--- Start of Information provided ---
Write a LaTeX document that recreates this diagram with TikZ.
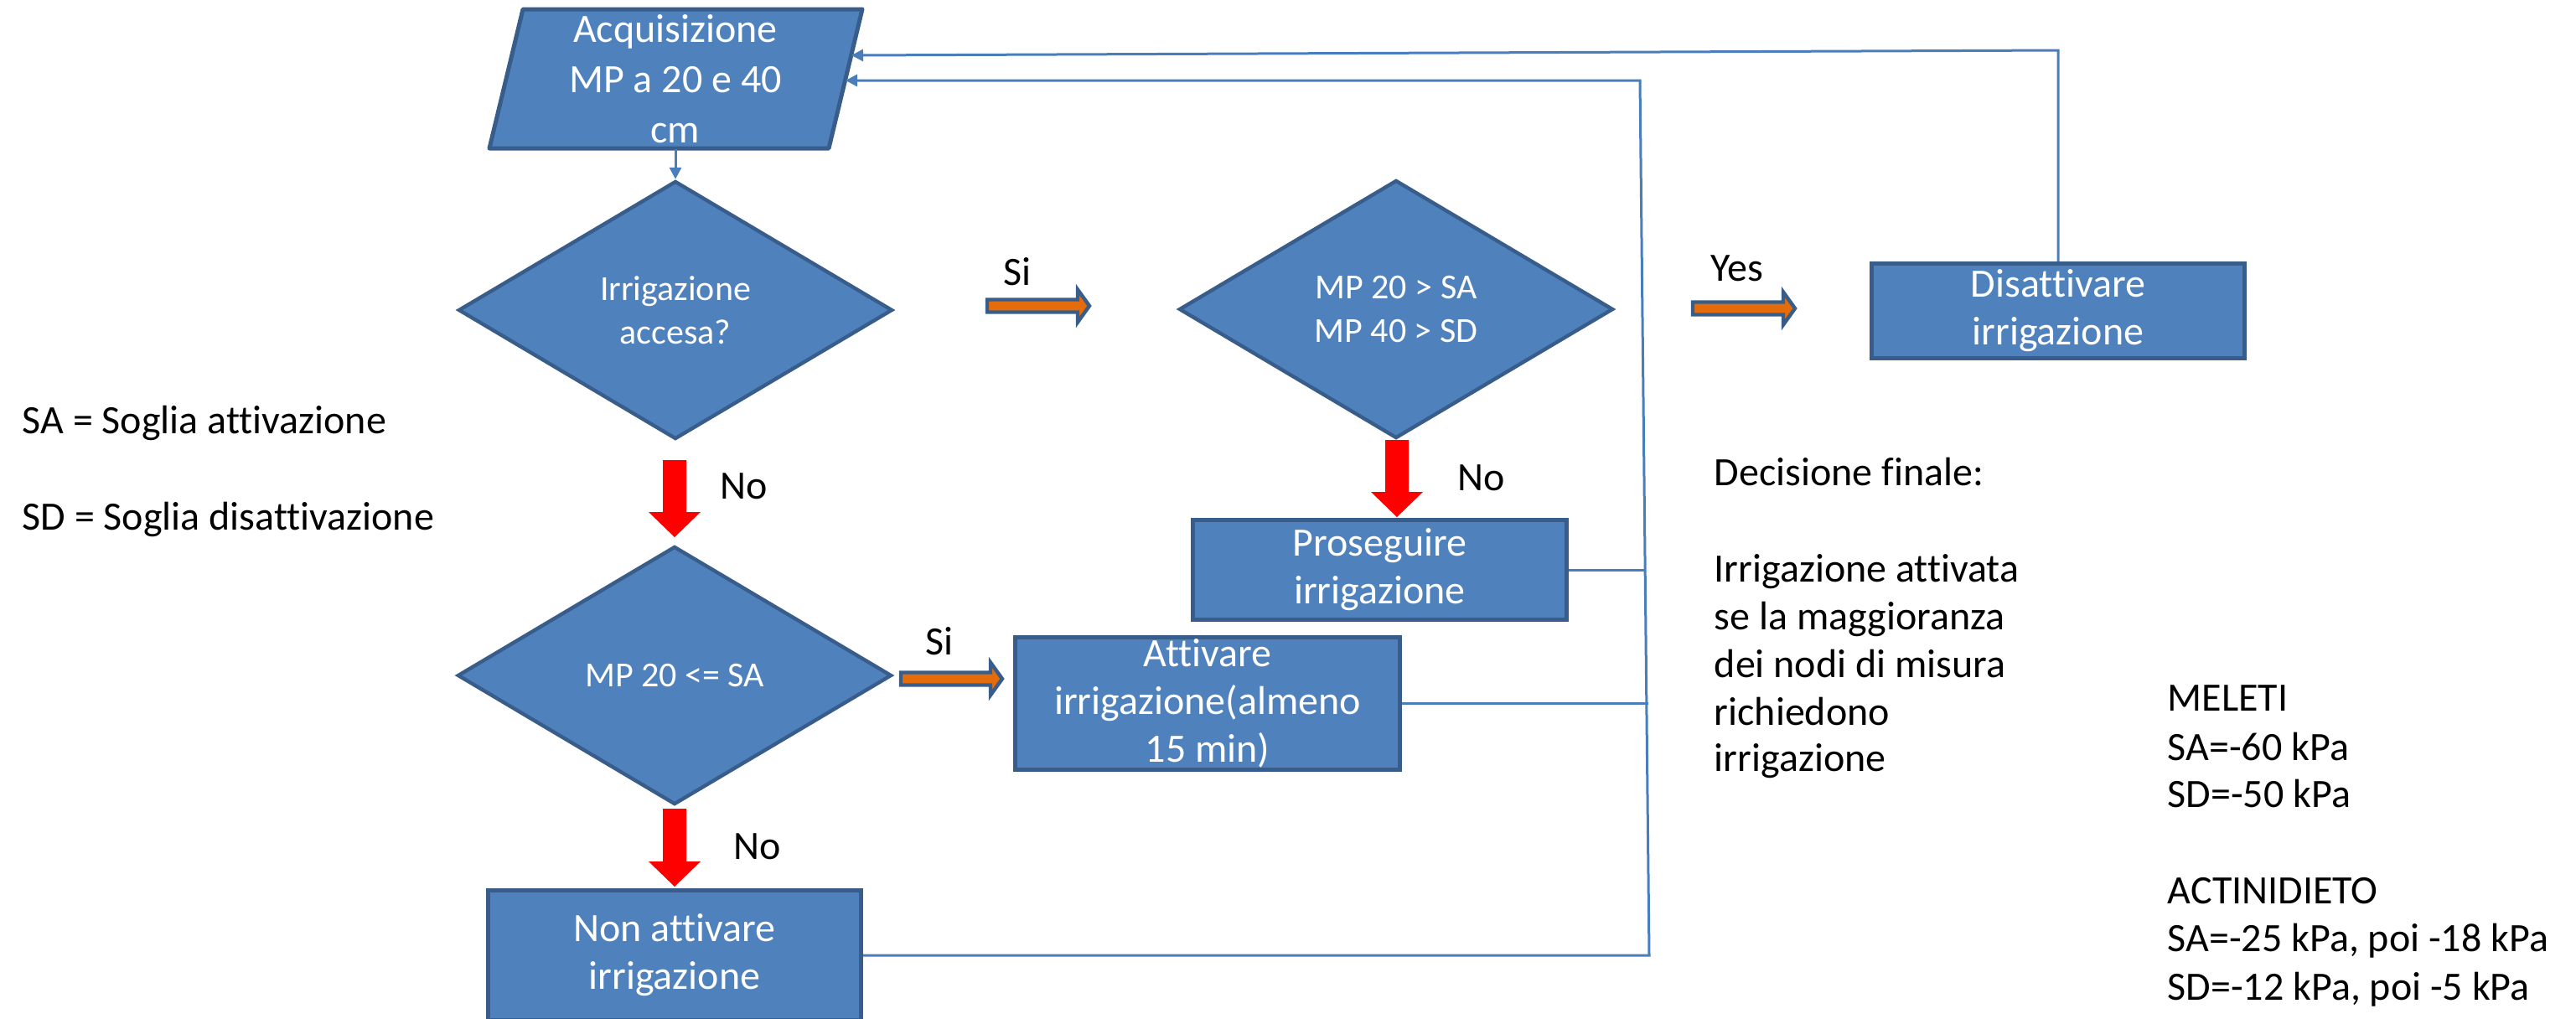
\documentclass[tikz,border=0pt]{standalone}
\usepackage{fontspec}
\setmainfont[Ligatures={NoCommon,NoRare,NoDiscretionary}]{Carlito}
\usetikzlibrary{shapes.geometric,arrows.meta}
\definecolor{boxfill}{HTML}{4F81BD}
\definecolor{boxline}{HTML}{385D8A}
\definecolor{conncol}{HTML}{4A7EBB}
\definecolor{orangefill}{HTML}{E46C0A}
% red block arrow: x, y top, y tip
\newcommand\redarr[3]{\fill[red] (#1-14,#2) -- (#1+14,#2) -- (#1+14,#3-30) -- (#1+31,#3-30) -- (#1,#3) -- (#1-31,#3-30) -- (#1-14,#3-30) -- cycle;}
% orange block arrow: x start, x tip, y
\newcommand\orarr[3]{\filldraw[orarrow] (#1,#3-7.5) -- (#2-17,#3-7.5) -- (#2-17,#3-19.5) -- (#2-3,#3) -- (#2-17,#3+19.5) -- (#2-17,#3+7.5) -- (#1,#3+7.5) -- cycle;}
\begin{document}
\begin{tikzpicture}[x=0.25pt,y=-0.25pt,
  box/.style={rectangle, draw=boxline, fill=boxfill, line width=1.25pt, text=white,
    font=\fontsize{12}{14.25}\selectfont, align=center, inner sep=0pt},
  dec/.style={diamond, draw=boxline, fill=boxfill, line width=1.1pt, text=white,
    font=\fontsize{10.5}{13}\selectfont, align=center, inner sep=0pt, aspect=1.67,
    minimum width=129.5pt, minimum height=77pt},
  conn/.style={draw=conncol, line width=0.75pt},
  connarrow/.style={conn, -{Triangle[length=3.5pt,width=3.5pt]}},
  lbl/.style={text=black, font=\fontsize{12}{14.25}\selectfont, inner sep=0pt},
  orarrow/.style={fill=orangefill, draw=boxline, line width=1.1pt, line join=miter},
]
\useasboundingbox (0,0) rectangle (3074,1215);

% input parallelogram
\filldraw[fill=boxfill, draw=boxline, line width=1.25pt, line join=round]
  (624,11) -- (1029,11) -- (989,177) -- (584,177) -- cycle;
\node[text=white, font=\fontsize{12}{15}\selectfont, align=center, inner sep=0pt,
  minimum height=41.5pt] (acq) at (806,94) {Acquisizione\\MP a 20 e 40\\cm};
\coordinate (acqin1) at (1016,66);
\coordinate (acqin2) at (1009,96);

% decisions
\node[dec] (d1) at (806,370) {Irrigazione\\accesa?};
\node[dec] (d2) at (1666,369) {MP 20 > SA\\MP 40 > SD};
\node[dec] (d3) at (805,806) {MP 20 <= SA};

% boxes
\node[box, minimum width=111.25pt, minimum height=28.25pt] (dis) at (2456,371) {Disattivare\\irrigazione};
\node[box, minimum width=111.5pt, minimum height=29.75pt] (pro) at (1646.5,680) {Proseguire\\irrigazione};
\node[box, minimum width=114.75pt, minimum height=39.5pt] (att) at (1441,839.5) {Attivare\\irrigazione(almeno\\15 min)};
\node[box, minimum width=111.25pt, minimum height=38.75pt] (non) at (805,1140) {Non attivare\\irrigazione};

% block arrows
\redarr{805}{549}{641}
\redarr{1667}{525}{617}
\redarr{805}{965}{1058}
\orarr{1178}{1303}{365}
\orarr{2020}{2145}{368}
\orarr{1075}{1199}{810}

% connectors
\draw[connarrow] (acq.south) -- (d1.north);
\draw[connarrow] (dis.north) -- (2456,60) -- (acqin1);
\draw[conn] (pro.east) -- (1963,680);
\draw[conn] (att.east) -- (1967,839.5);
\draw[connarrow] (non.east) -- (1968,1140) -- (1957,96) -- (acqin2);

% labels
\node[lbl, anchor=base] (si1) at (1214,340) {Si};
\node[lbl, anchor=base] (yes) at (2073,335) {Yes};
\node[lbl, anchor=base] (no1) at (888,595) {No};
\node[lbl, anchor=base] (no2) at (1768,585) {No};
\node[lbl, anchor=base] (si2) at (1121,781) {Si};
\node[lbl, anchor=base] (no3) at (904,1025) {No};

\node[lbl, anchor=base west] (sa) at (26,517) {SA = Soglia attivazione};
\node[lbl, anchor=base west] (sd) at (26,632) {SD = Soglia disattivazione};

\node[lbl, anchor=base west] (dec1) at (2045,579) {Decisione finale:};
\node[lbl, anchor=base west] (dec2) at (2045,694) {Irrigazione attivata};
\node[lbl, anchor=base west] (dec3) at (2045,751) {se la maggioranza};
\node[lbl, anchor=base west] (dec4) at (2045,808) {dei nodi di misura};
\node[lbl, anchor=base west] (dec5) at (2045,865) {richiedono};
\node[lbl, anchor=base west] (dec6) at (2045,920) {irrigazione};

\node[lbl, anchor=base west] (mel1) at (2586,848) {MELETI};
\node[lbl, anchor=base west] (mel2) at (2586,907) {SA=-60 kPa};
\node[lbl, anchor=base west] (mel3) at (2586,963) {SD=-50 kPa};
\node[lbl, anchor=base west] (act1) at (2586,1078) {ACTINIDIETO};
\node[lbl, anchor=base west] (act2) at (2586,1135) {SA=-25 kPa, poi -18 kPa};
\node[lbl, anchor=base west] (act3) at (2586,1193) {SD=-12 kPa, poi -5 kPa};
\end{tikzpicture}
\end{document}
--- End of Information provided ---
*Objective:* Make an exact copy of all the material, but keep the pictures out of it.

*Correct output:*
Write a LaTeX document that recreates this diagram with TikZ.
\documentclass[tikz,border=0pt]{standalone}
\usepackage{fontspec}
\setmainfont[Ligatures={NoCommon,NoRare,NoDiscretionary}]{Carlito}
\usetikzlibrary{shapes.geometric,arrows.meta}
\definecolor{boxfill}{HTML}{4F81BD}
\definecolor{boxline}{HTML}{385D8A}
\definecolor{conncol}{HTML}{4A7EBB}
\definecolor{orangefill}{HTML}{E46C0A}
% red block arrow: x, y top, y tip
\newcommand\redarr[3]{\fill[red] (#1-14,#2) -- (#1+14,#2) -- (#1+14,#3-30) -- (#1+31,#3-30) -- (#1,#3) -- (#1-31,#3-30) -- (#1-14,#3-30) -- cycle;}
% orange block arrow: x start, x tip, y
\newcommand\orarr[3]{\filldraw[orarrow] (#1,#3-7.5) -- (#2-17,#3-7.5) -- (#2-17,#3-19.5) -- (#2-3,#3) -- (#2-17,#3+19.5) -- (#2-17,#3+7.5) -- (#1,#3+7.5) -- cycle;}
\begin{document}
\begin{tikzpicture}[x=0.25pt,y=-0.25pt,
  box/.style={rectangle, draw=boxline, fill=boxfill, line width=1.25pt, text=white,
    font=\fontsize{12}{14.25}\selectfont, align=center, inner sep=0pt},
  dec/.style={diamond, draw=boxline, fill=boxfill, line width=1.1pt, text=white,
    font=\fontsize{10.5}{13}\selectfont, align=center, inner sep=0pt, aspect=1.67,
    minimum width=129.5pt, minimum height=77pt},
  conn/.style={draw=conncol, line width=0.75pt},
  connarrow/.style={conn, -{Triangle[length=3.5pt,width=3.5pt]}},
  lbl/.style={text=black, font=\fontsize{12}{14.25}\selectfont, inner sep=0pt},
  orarrow/.style={fill=orangefill, draw=boxline, line width=1.1pt, line join=miter},
]
\useasboundingbox (0,0) rectangle (3074,1215);

% input parallelogram
\filldraw[fill=boxfill, draw=boxline, line width=1.25pt, line join=round]
  (624,11) -- (1029,11) -- (989,177) -- (584,177) -- cycle;
\node[text=white, font=\fontsize{12}{15}\selectfont, align=center, inner sep=0pt,
  minimum height=41.5pt] (acq) at (806,94) {Acquisizione\\MP a 20 e 40\\cm};
\coordinate (acqin1) at (1016,66);
\coordinate (acqin2) at (1009,96);

% decisions
\node[dec] (d1) at (806,370) {Irrigazione\\accesa?};
\node[dec] (d2) at (1666,369) {MP 20 > SA\\MP 40 > SD};
\node[dec] (d3) at (805,806) {MP 20 <= SA};

% boxes
\node[box, minimum width=111.25pt, minimum height=28.25pt] (dis) at (2456,371) {Disattivare\\irrigazione};
\node[box, minimum width=111.5pt, minimum height=29.75pt] (pro) at (1646.5,680) {Proseguire\\irrigazione};
\node[box, minimum width=114.75pt, minimum height=39.5pt] (att) at (1441,839.5) {Attivare\\irrigazione(almeno\\15 min)};
\node[box, minimum width=111.25pt, minimum height=38.75pt] (non) at (805,1140) {Non attivare\\irrigazione};

% block arrows
\redarr{805}{549}{641}
\redarr{1667}{525}{617}
\redarr{805}{965}{1058}
\orarr{1178}{1303}{365}
\orarr{2020}{2145}{368}
\orarr{1075}{1199}{810}

% connectors
\draw[connarrow] (acq.south) -- (d1.north);
\draw[connarrow] (dis.north) -- (2456,60) -- (acqin1);
\draw[conn] (pro.east) -- (1963,680);
\draw[conn] (att.east) -- (1967,839.5);
\draw[connarrow] (non.east) -- (1968,1140) -- (1957,96) -- (acqin2);

% labels
\node[lbl, anchor=base] (si1) at (1214,340) {Si};
\node[lbl, anchor=base] (yes) at (2073,335) {Yes};
\node[lbl, anchor=base] (no1) at (888,595) {No};
\node[lbl, anchor=base] (no2) at (1768,585) {No};
\node[lbl, anchor=base] (si2) at (1121,781) {Si};
\node[lbl, anchor=base] (no3) at (904,1025) {No};

\node[lbl, anchor=base west] (sa) at (26,517) {SA = Soglia attivazione};
\node[lbl, anchor=base west] (sd) at (26,632) {SD = Soglia disattivazione};

\node[lbl, anchor=base west] (dec1) at (2045,579) {Decisione finale:};
\node[lbl, anchor=base west] (dec2) at (2045,694) {Irrigazione attivata};
\node[lbl, anchor=base west] (dec3) at (2045,751) {se la maggioranza};
\node[lbl, anchor=base west] (dec4) at (2045,808) {dei nodi di misura};
\node[lbl, anchor=base west] (dec5) at (2045,865) {richiedono};
\node[lbl, anchor=base west] (dec6) at (2045,920) {irrigazione};

\node[lbl, anchor=base west] (mel1) at (2586,848) {MELETI};
\node[lbl, anchor=base west] (mel2) at (2586,907) {SA=-60 kPa};
\node[lbl, anchor=base west] (mel3) at (2586,963) {SD=-50 kPa};
\node[lbl, anchor=base west] (act1) at (2586,1078) {ACTINIDIETO};
\node[lbl, anchor=base west] (act2) at (2586,1135) {SA=-25 kPa, poi -18 kPa};
\node[lbl, anchor=base west] (act3) at (2586,1193) {SD=-12 kPa, poi -5 kPa};
\end{tikzpicture}
\end{document}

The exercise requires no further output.